> **JOB**:
Leave out all pictures. Return exactly the lines from the top of the material through the line containing "Chart.register(...registerables);".

---------- DATA EXTRACT

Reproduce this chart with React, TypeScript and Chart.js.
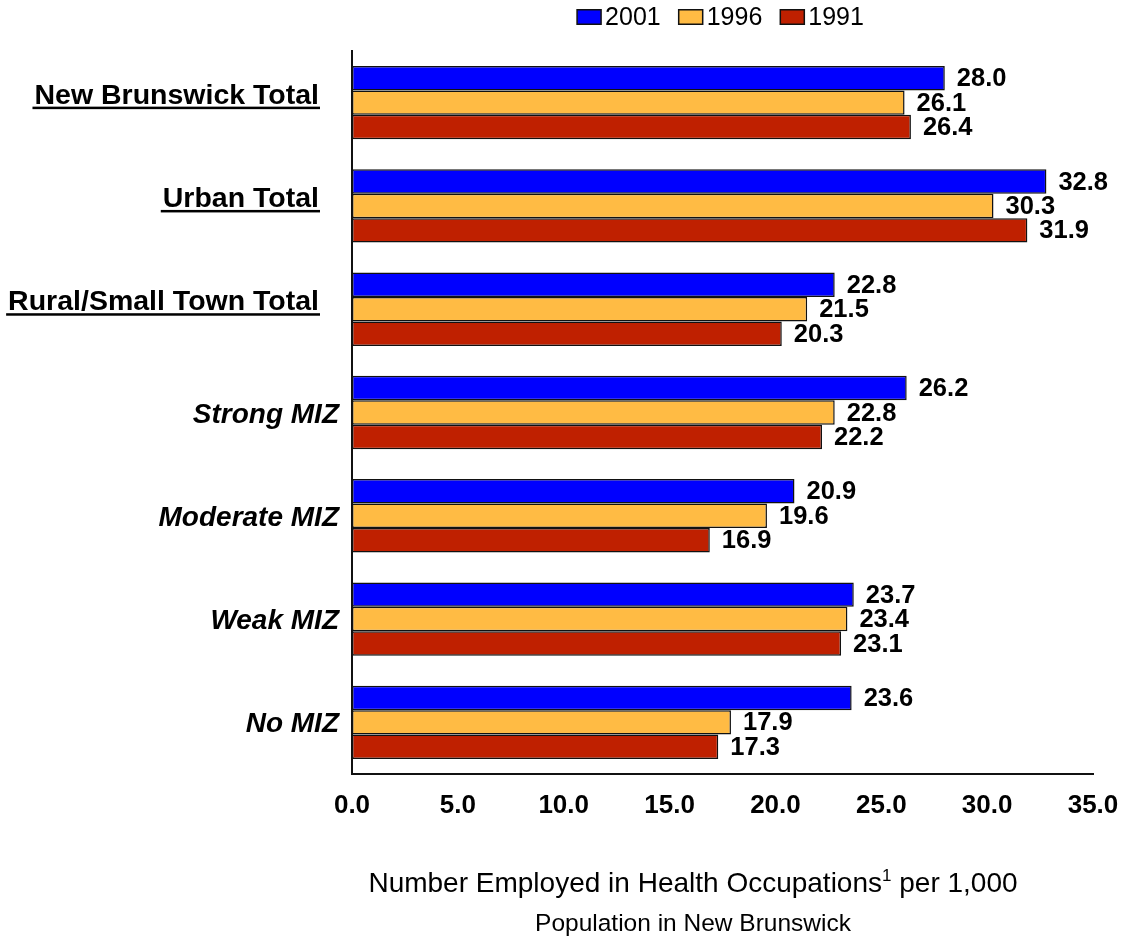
import React, { useEffect, useRef } from 'react';
import { Chart, registerables } from 'chart.js';

Chart.register(...registerables);

const categories = [
  'New Brunswick Total',
  'Urban Total',
  'Rural/Small Town Total',
  'Strong MIZ',
  'Moderate MIZ',
  'Weak MIZ',
  'No MIZ',
];
const categoryKinds = ['total', 'total', 'total', 'miz', 'miz', 'miz', 'miz'];
const seriesNames = ['2001', '1996', '1991'];
const values2001 = [28.0, 32.8, 22.8, 26.2, 20.9, 23.7, 23.6];
const values1996 = [26.1, 30.3, 21.5, 22.8, 19.6, 23.4, 17.9];
const values1991 = [26.4, 31.9, 20.3, 22.2, 16.9, 23.1, 17.3];
const seriesColors = ['#0000FF', '#FFBB44', '#BF2000'];
const xMin = 0;
const xMax = 35;
const xStep = 5;
const titleMain = 'Number Employed in Health Occupations';
const titleSup = '1';
const titleEnd = ' per 1,000';
const titleLine2 = 'Population in New Brunswick';

const FONT = "'Liberation Sans', Arial, Helvetica, sans-serif";

const textPlugin = {
  id: 'customText',
  afterDatasetsDraw(chart: any) {
    const ctx = chart.ctx as CanvasRenderingContext2D;
    const area = chart.chartArea;
    ctx.save();
    ctx.fillStyle = '#000';

    // value labels
    ctx.font = `bold 25.5px ${FONT}`;
    ctx.textAlign = 'left';
    ctx.textBaseline = 'middle';
    chart.data.datasets.forEach((ds: any, di: number) => {
      const meta = chart.getDatasetMeta(di);
      meta.data.forEach((bar: any, i: number) => {
        const v = ds.data[i] as number;
        ctx.fillText(v.toFixed(1), bar.x + 12, bar.y + 1);
      });
    });

    // category labels
    const yScale = chart.scales.y;
    categories.forEach((c, i) => {
      const y = yScale.getPixelForValue(i);
      ctx.textBaseline = 'alphabetic';
      ctx.textAlign = 'right';
      if (categoryKinds[i] === 'total') {
        ctx.font = `bold 28.5px ${FONT}`;
        const right = area.left - 33;
        ctx.fillText(c, right, y + 1);
        const w = ctx.measureText(c).width;
        ctx.fillRect(right - w - 2, y + 4, w + 3, 2.5);
      } else {
        ctx.font = `italic bold 28px ${FONT}`;
        ctx.fillText(c, area.left - 13, y + 10);
      }
    });

    // legend
    ctx.font = `25px ${FONT}`;
    ctx.textBaseline = 'middle';
    ctx.textAlign = 'left';
    const boxW = 24;
    const boxH = 14.5;
    const gapBox = 4;
    const gapItem = 18;
    const widths = chart.data.datasets.map((ds: any) => ctx.measureText(ds.label).width);
    const total =
      widths.reduce((a: number, b: number) => a + b, 0) +
      widths.length * (boxW + gapBox) +
      (widths.length - 1) * gapItem;
    let lx = (area.left + area.right) / 2 - 2 - total / 2;
    const ly = 17;
    chart.data.datasets.forEach((ds: any, di: number) => {
      ctx.fillStyle = ds.backgroundColor;
      ctx.fillRect(lx, ly - boxH / 2, boxW, boxH);
      ctx.strokeStyle = '#111';
      ctx.lineWidth = 1.5;
      ctx.strokeRect(lx, ly - boxH / 2, boxW, boxH);
      ctx.fillStyle = '#000';
      ctx.fillText(ds.label, lx + boxW + gapBox, ly + 1);
      lx += boxW + gapBox + widths[di] + gapItem;
    });

    // axis title
    const cx = (area.left + area.right) / 2 - 29.5;
    ctx.textBaseline = 'alphabetic';
    ctx.textAlign = 'left';
    ctx.font = `28px ${FONT}`;
    const wMain = ctx.measureText(titleMain).width;
    const wEnd = ctx.measureText(titleEnd).width;
    ctx.font = `17px ${FONT}`;
    const wSup = ctx.measureText(titleSup).width;
    const w1 = wMain + wSup + wEnd;
    let tx = cx - w1 / 2;
    const base1 = area.bottom + 118;
    ctx.font = `28px ${FONT}`;
    ctx.fillText(titleMain, tx, base1);
    tx += wMain;
    ctx.font = `17px ${FONT}`;
    ctx.fillText(titleSup, tx, base1 - 11);
    tx += wSup;
    ctx.font = `28px ${FONT}`;
    ctx.fillText(titleEnd, tx, base1);
    ctx.font = `24.5px ${FONT}`;
    ctx.textAlign = 'center';
    ctx.fillText(titleLine2, cx, area.bottom + 157);

    ctx.restore();
  },
};

export default function App() {
  const canvasRef = useRef<HTMLCanvasElement | null>(null);

  useEffect(() => {
    document.body.style.margin = '0';
    const canvas = canvasRef.current;
    if (!canvas) return;
    const seriesValues = [values2001, values1996, values1991];
    const chart = new Chart(canvas, {
      type: 'bar',
      data: {
        labels: categories,
        datasets: seriesNames.map((name, i) => ({
          label: name,
          data: seriesValues[i],
          backgroundColor: seriesColors[i],
          borderColor: '#111',
          borderWidth: 1.5,
          borderSkipped: false,
          barPercentage: 1,
          categoryPercentage: 0.71,
        })),
      },
      options: {
        indexAxis: 'y',
        animation: false,
        responsive: true,
        maintainAspectRatio: false,
        layout: { padding: { top: 51, right: 33, left: 0, bottom: 0 } },
        plugins: {
          legend: { display: false },
          tooltip: { enabled: false },
          title: { display: false },
        },
        scales: {
          x: {
            type: 'linear',
            min: xMin,
            max: xMax,
            grid: { display: false, drawTicks: true, tickLength: 16 },
            border: { display: true, color: '#111', width: 2 },
            ticks: {
              stepSize: xStep,
              autoSkip: false,
              maxRotation: 0,
              padding: 0,
              color: '#000',
              font: { family: FONT, size: 26, weight: 'bold' },
              callback: (v: any) => Number(v).toFixed(1),
            },
            afterFit: (scale: any) => {
              scale.height = 941 - 774;
            },
          },
          y: {
            type: 'category',
            grid: { display: false, drawTicks: false },
            border: { display: true, color: '#111', width: 2 },
            ticks: { display: false },
            afterFit: (scale: any) => {
              scale.width = 352;
            },
          },
        },
      },
      plugins: [textPlugin],
    });
    return () => chart.destroy();
  }, []);

  return (
    <div style={{ position: 'relative', width: '1126px', height: '941px' }}>
      <canvas ref={canvasRef} />
    </div>
  );
}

--------------------

> **ANSWER TO THE TASK**:
Reproduce this chart with React, TypeScript and Chart.js.
import React, { useEffect, useRef } from 'react';
import { Chart, registerables } from 'chart.js';

Chart.register(...registerables);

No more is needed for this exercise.